The ramps were seen as a means to stimulate the central business district. Downtown Seattle retail businesses suffered in the postwar era because automobiles made it possible for residents of outlying areas to travel to decentralized retail districts. Instead of needing the city's light rail or the regional interurban system (both of which terminated in downtown Seattle) to reach stores, suburban and small-town residents could go to a nearby shopping district, or the new shopping malls like Northgate, to shop. The ramps to and from the viaduct, in addition to their role in clearing congestion from city streets, would offer easy access to the downtown shopping district and encourage shoppers to come downtown.
The city decided to begin with the ramps that served the southern neighborhoods, including West Seattle. The industrial district, with its train and truck traffic, lay between these neighborhoods and downtown. The northern neighborhoods could get fairly close to downtown via Aurora Avenue, which ended at 7th Avenue and Denny Way.

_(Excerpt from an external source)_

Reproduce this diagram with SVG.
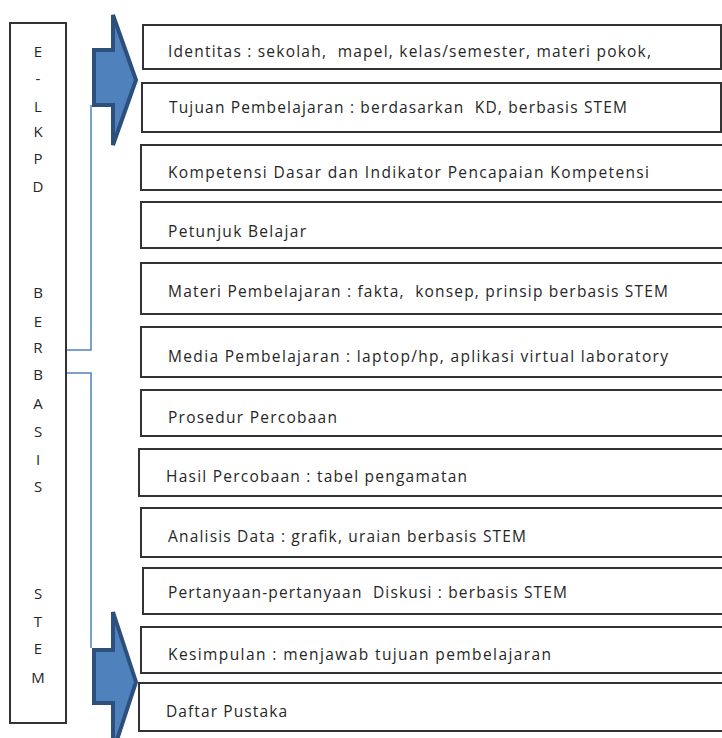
<svg xmlns="http://www.w3.org/2000/svg" width="722" height="738" viewBox="0 0 722 738">
<style>
.box{fill:#fff;stroke:#333;stroke-width:2}
.lbl{font-family:"Open Sans","Liberation Sans",sans-serif;font-size:15.5px;fill:#262626;white-space:pre}
.ltr{font-family:"Open Sans","Liberation Sans",sans-serif;font-size:15px;fill:#262626;text-anchor:middle}
.conn{fill:none;stroke:#4f81bd;stroke-width:1.5}
.arrow{fill:#4f81bd;stroke:#2c4f7c;stroke-width:4;stroke-linejoin:miter}
</style>
<rect width="722" height="738" fill="#fff"/>
<g id="connectors">
<polyline class="conn" points="91,105 91,350 66,350"/>
<polyline class="conn" points="66,373 91,373 91,648"/>
<polygon class="arrow" points="94,50 113,50 113,15 136,80 113,145 113,105 94,105"/>
<polygon class="arrow" points="94,650 113,650 113,612 136,682 113,752 113,703 94,703"/>
</g>
<g id="elkpd">
<rect class="box" x="10" y="23" width="56" height="700"/>
<text class="ltr" x="38" y="57">E</text>
<text class="ltr" x="38" y="84">-</text>
<text class="ltr" x="38" y="112">L</text>
<text class="ltr" x="38" y="137">K</text>
<text class="ltr" x="38" y="164">P</text>
<text class="ltr" x="38" y="192">D</text>
<text class="ltr" x="38" y="298">B</text>
<text class="ltr" x="38" y="327">E</text>
<text class="ltr" x="38" y="353">R</text>
<text class="ltr" x="38" y="380">B</text>
<text class="ltr" x="38" y="409">A</text>
<text class="ltr" x="38" y="437">S</text>
<text class="ltr" x="38" y="465">I</text>
<text class="ltr" x="38" y="492">S</text>
<text class="ltr" x="38" y="599">S</text>
<text class="ltr" x="38" y="627">T</text>
<text class="ltr" x="38" y="654">E</text>
<text class="ltr" x="38" y="683">M</text>
</g>
<g id="n1"><rect class="box" x="143" y="25" width="578" height="44"/><text class="lbl" x="168" y="57" textLength="483" lengthAdjust="spacing">Identitas : sekolah,  mapel, kelas/semester, materi pokok,</text></g>
<g id="n2"><rect class="box" x="142" y="83" width="579" height="49"/><text class="lbl" x="169" y="113" textLength="458" lengthAdjust="spacing">Tujuan Pembelajaran : berdasarkan  KD, berbasis STEM</text></g>
<g id="n3"><rect class="box" x="141" y="145" width="600" height="45"/><text class="lbl" x="168" y="178" textLength="481" lengthAdjust="spacing">Kompetensi Dasar dan Indikator Pencapaian Kompetensi</text></g>
<g id="n4"><rect class="box" x="141" y="202" width="600" height="46"/><text class="lbl" x="168" y="237" textLength="138" lengthAdjust="spacing">Petunjuk Belajar</text></g>
<g id="n5"><rect class="box" x="141" y="263" width="600" height="51"/><text class="lbl" x="168" y="297" textLength="500" lengthAdjust="spacing">Materi Pembelajaran : fakta,  konsep, prinsip berbasis STEM</text></g>
<g id="n6"><rect class="box" x="141" y="327" width="600" height="50"/><text class="lbl" x="168" y="362" textLength="500" lengthAdjust="spacing">Media Pembelajaran : laptop/hp, aplikasi virtual laboratory</text></g>
<g id="n7"><rect class="box" x="141" y="390" width="600" height="46"/><text class="lbl" x="168" y="423" textLength="169" lengthAdjust="spacing">Prosedur Percobaan</text></g>
<g id="n8"><rect class="box" x="139" y="449" width="600" height="47"/><text class="lbl" x="166" y="482" textLength="301" lengthAdjust="spacing">Hasil Percobaan : tabel pengamatan</text></g>
<g id="n9"><rect class="box" x="141" y="508" width="600" height="49"/><text class="lbl" x="168" y="542" textLength="358" lengthAdjust="spacing">Analisis Data : grafik, uraian berbasis STEM</text></g>
<g id="n10"><rect class="box" x="143" y="568" width="600" height="46"/><text class="lbl" x="168" y="598" textLength="399" lengthAdjust="spacing">Pertanyaan-pertanyaan  Diskusi : berbasis STEM</text></g>
<g id="n11"><rect class="box" x="141" y="627" width="600" height="46"/><text class="lbl" x="168" y="660" textLength="383" lengthAdjust="spacing">Kesimpulan : menjawab tujuan pembelajaran</text></g>
<g id="n12"><rect class="box" x="139" y="683" width="600" height="48"/><text class="lbl" x="166" y="717" textLength="121" lengthAdjust="spacing">Daftar Pustaka</text></g>
</svg>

Work began on the Seneca Street off-ramp from the northbound deck of the viaduct in early 1961 and it opened to traffic in October 1961. Though it ended at a confusing intersection (the ramp, carrying traffic eastward, met 1st Avenue at Seneca Street, a westbound one-way street) traffic moved smoothly to the north and south on 1st Avenue.
Calls for an On-ramp
Calls for the next ramp, a southbound on-ramp at Columbia Street, began before the Seneca Street ramp opened. H. P. (Dick) Everest (d. 1974), president of the Central Association, wrote to Ernest Ketcham, chair of the state Highway Commission, in September 1961: "We urge that the Columbia Street ramp be constructed as soon as possible in order that this pair of ramps be available to the motoring public" (Everest to Ketcham). The Seattle Times editorialized in 1964 that the lack of progress on the project was a case of "dilly-dallying with a traffic movement project," and that "It is one of the few major traffic-movement arterials in the nation, we suppose, which has only a single-purpose ramp in its most critical section" ("Build Columbia Street Ramp"). The state did not end up contributing to the project; instead the city paid for the ramp out of the General Arterial Improvements Fund.

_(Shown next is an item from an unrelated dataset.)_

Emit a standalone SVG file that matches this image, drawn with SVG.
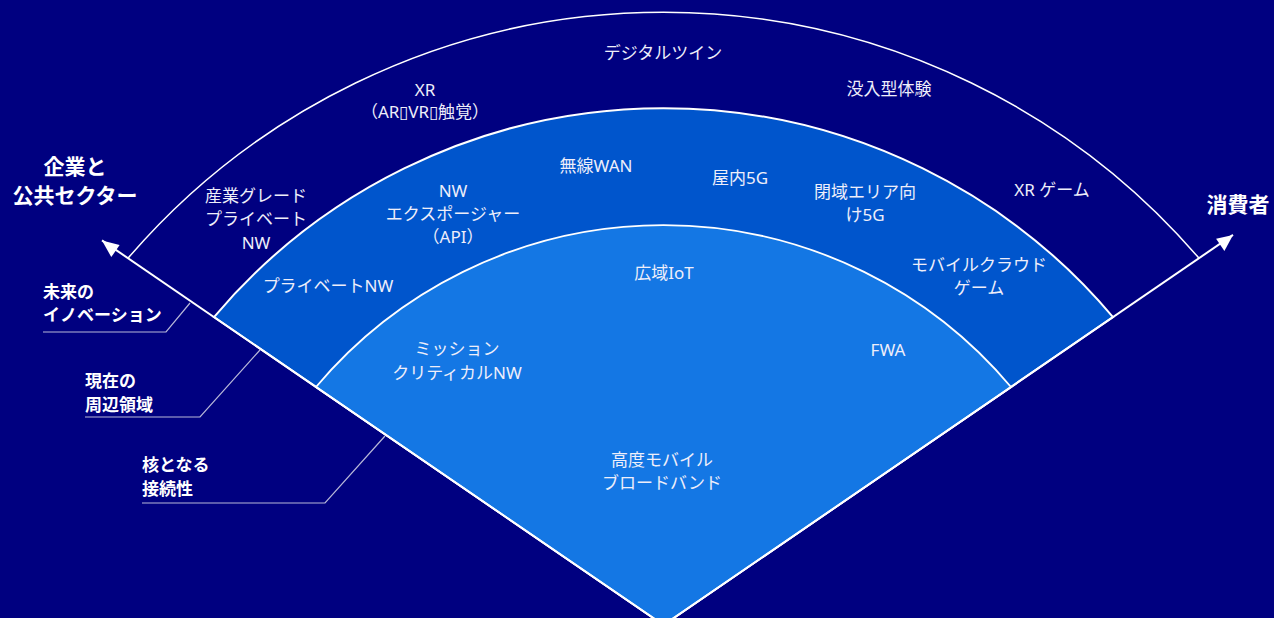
<svg xmlns="http://www.w3.org/2000/svg" width="1274" height="618" viewBox="0 0 1274 618">
<defs>
<style>
.t{font-family:"Noto Sans","Noto Sans CJK JP",sans-serif;font-size:17px;fill:#eeeefa;text-anchor:middle;dominant-baseline:central}
.b{font-family:"Noto Sans CJK JP","Noto Sans",sans-serif;font-weight:bold;fill:#ffffff;dominant-baseline:central}
.big{font-size:21px;text-anchor:middle}
.sm{font-size:17px}
.edge{stroke:#ffffff;stroke-width:2;fill:none}
.lead{stroke:#b8b8d8;stroke-width:1.2;fill:none}
</style>
</defs>
<rect width="1274" height="618" fill="#000080"/>
<g id="ring-future">
<path d="M128,258.2 A706,706 0 0 1 1199,258.2" fill="none" stroke="#ffffff" stroke-width="1.5"/>
</g>
<g id="ring-current">
<path d="M663.5,625 L214,317.1 A588,588 0 0 1 1113,317.1 Z" fill="#0055cc" stroke="#ffffff" stroke-width="2"/>
</g>
<g id="ring-core">
<path d="M663.5,625 L316,387 A454,454 0 0 1 1011,387 Z" fill="#1477e4" stroke="#ffffff" stroke-width="1.8"/>
</g>
<g id="connectors">
<line class="edge" x1="663.5" y1="625" x2="102" y2="240.4"/>
<line class="edge" x1="663.5" y1="625" x2="1233" y2="234.9"/>
<path d="M102,240.4 L119.6,245 L111.3,257.1 Z" fill="#ffffff"/>
<path d="M1233,234.9 L1224.4,250.9 L1216.1,238.8 Z" fill="#ffffff"/>
<polyline class="lead" points="43,332 166,332 190,303"/>
<polyline class="lead" points="85,417 200,417 260,350"/>
<polyline class="lead" points="142,503 325,503 385,436"/>
</g>
<g id="label-enterprise">
<text class="b big" x="75" y="165">企業と</text>
<text class="b big" x="75" y="194">公共セクター</text>
</g>
<g id="label-consumer">
<text class="b big" x="1238" y="203">消費者</text>
</g>
<g id="label-future">
<text class="b sm" x="43" y="290">未来の</text>
<text class="b sm" x="43" y="313">イノベーション</text>
</g>
<g id="label-current">
<text class="b sm" x="85" y="379">現在の</text>
<text class="b sm" x="85" y="403">周辺領域</text>
</g>
<g id="label-core">
<text class="b sm" x="142" y="463">核となる</text>
<text class="b sm" x="142" y="487">接続性</text>
</g>
<g id="n-digitaltwin"><text class="t" x="663" y="52">デジタルツイン</text></g>
<g id="n-xr"><text class="t" x="425" y="89">XR</text><text class="t" x="425" y="111">（AR▯VR▯触覚）</text></g>
<g id="n-immersive"><text class="t" x="889" y="88">没入型体験</text></g>
<g id="n-industrial"><text class="t" x="256" y="195">産業グレード</text><text class="t" x="256" y="218">プライベート</text><text class="t" x="256" y="242">NW</text></g>
<g id="n-xrgame"><text class="t" x="1052" y="189">XR ゲーム</text></g>
<g id="n-exposure"><text class="t" x="453" y="190">NW</text><text class="t" x="453" y="213">エクスポージャー</text><text class="t" x="453" y="236">（API）</text></g>
<g id="n-wwan"><text class="t" x="596" y="165">無線WAN</text></g>
<g id="n-indoor"><text class="t" x="740" y="177">屋内5G</text></g>
<g id="n-closed"><text class="t" x="865" y="191">閉域エリア向</text><text class="t" x="865" y="214">け5G</text></g>
<g id="n-private"><text class="t" x="328" y="285">プライベートNW</text></g>
<g id="n-cloudgame"><text class="t" x="979" y="264">モバイルクラウド</text><text class="t" x="979" y="287">ゲーム</text></g>
<g id="n-wideiot"><text class="t" x="664" y="272">広域IoT</text></g>
<g id="n-mission"><text class="t" x="457" y="348">ミッション</text><text class="t" x="457" y="372">クリティカルNW</text></g>
<g id="n-fwa"><text class="t" x="888" y="349">FWA</text></g>
<g id="n-embb"><text class="t" x="662" y="459">高度モバイル</text><text class="t" x="662" y="482">ブロードバンド</text></g>
</svg>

After some adjustments to the design, to align the ramp as far as possible from the offices of the Journal of Commerce at Western and Columbia and to make the railings solid (to reduce noise from the roadway), the Seattle-based Will Construction Company began work on the ramp in mid-1965 and completed the project in February 1966.
The viaduct at Connecticut Street (Royal Brougham Way), which, as shown in a 1960 Seattle Engineering Department drawing, would have connected to the Alaskan Way Viaduct via ramps from both decks and to city streets via a ramp to 1st Avenue S, was planned to carry traffic over streets and railroad tracks to the Lake Washington Floating Bridge via the planned Seattle Freeway. It remained on the drawing board. When the Seattle Freeway (I-5) opened in the mid-1960s, that route provided sufficient access to the floating bridge, and construction of the Connecticut Street viaduct never moved forward.

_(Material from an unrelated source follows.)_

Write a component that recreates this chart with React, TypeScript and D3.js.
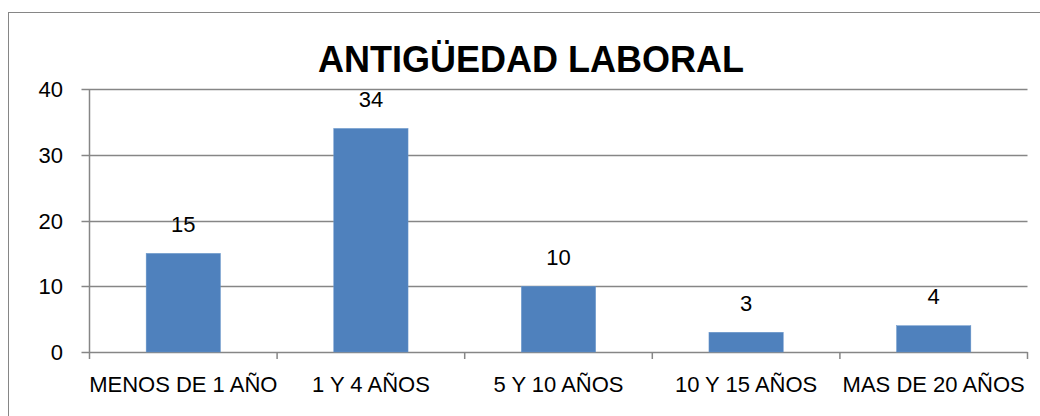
import * as d3 from "d3";

const categories = ["MENOS DE 1 AÑO", "1 Y 4 AÑOS", "5 Y 10 AÑOS", "10 Y 15 AÑOS", "MAS DE 20 AÑOS"];
const values = [15, 34, 10, 3, 4];
const yTicks = [0, 10, 20, 30, 40];
const title = "ANTIGÜEDAD LABORAL";

const W = 1040;
const H = 416;
const font = "'Liberation Sans', Arial, sans-serif";
const gray = "#868686";

export default function App() {
  const x = d3.scaleBand().domain(categories).range([89.5, 1027.5]).padding(0);
  const y = d3.scaleLinear().domain([0, 40]).range([352, 89]);
  const barW = x.bandwidth() * 0.396;
  const edges = [...categories.map((c) => x(c)!), x.range()[1]];

  return (
    <svg width={W} height={H} style={{ position: "absolute", left: 0, top: 0, background: "#fff" }}>
      <rect x={8.5} y={12.5} width={1100} height={500} fill="#fff" stroke={gray} strokeWidth={1} />
      <text x={531} y={72} textAnchor="middle" fontFamily={font} fontWeight="bold" fontSize={36} fill="#000">
        {title}
      </text>
      {yTicks.map((t) => (
        <g key={t}>
          <line x1={81.5} x2={1027.5} y1={Math.round(y(t)) + 0.5} y2={Math.round(y(t)) + 0.5} stroke={gray} strokeWidth={1.5} />
          <text x={63} y={y(t) + 8} textAnchor="end" fontFamily={font} fontSize={22} fill="#000">
            {t}
          </text>
        </g>
      ))}
      <line x1={89.5} x2={89.5} y1={y(40)} y2={y(0)} stroke={gray} strokeWidth={1.5} />
      {edges.map((e, i) => (
        <line key={i} x1={e} x2={e} y1={y(0)} y2={y(0) + 7} stroke={gray} strokeWidth={1.5} />
      ))}
      {categories.map((c, i) => {
        const cx = x(c)! + x.bandwidth() / 2;
        return (
          <g key={c}>
            <rect x={cx - barW / 2} y={y(values[i])} width={barW} height={y(0) - y(values[i])} fill="#4F81BD" stroke="#6b97cc" strokeWidth={0.5} />
            <text x={cx} y={y(values[i]) - 21.5} textAnchor="middle" fontFamily={font} fontSize={22} fill="#000">
              {values[i]}
            </text>
            <text x={cx} y={392} textAnchor="middle" fontFamily={font} fontSize={22} fill="#000">
              {c}
            </text>
          </g>
        );
      })}
    </svg>
  );
}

But as Seattle grew and as traffic increased along with demand for easier movement between port facilities and the I-5 and I-90 freeways, a viaduct structure following approximately the same route was built, in pieces, over several decades. By 2011 traffic could travel above city streets and railroad tracks from Occidental Avenue S and Edgar Martinez Way to the Interstate 90 tunnels under the Mount Baker neighborhood largely on elevated streets, though the connection to the Alaskan Way Viaduct was never made.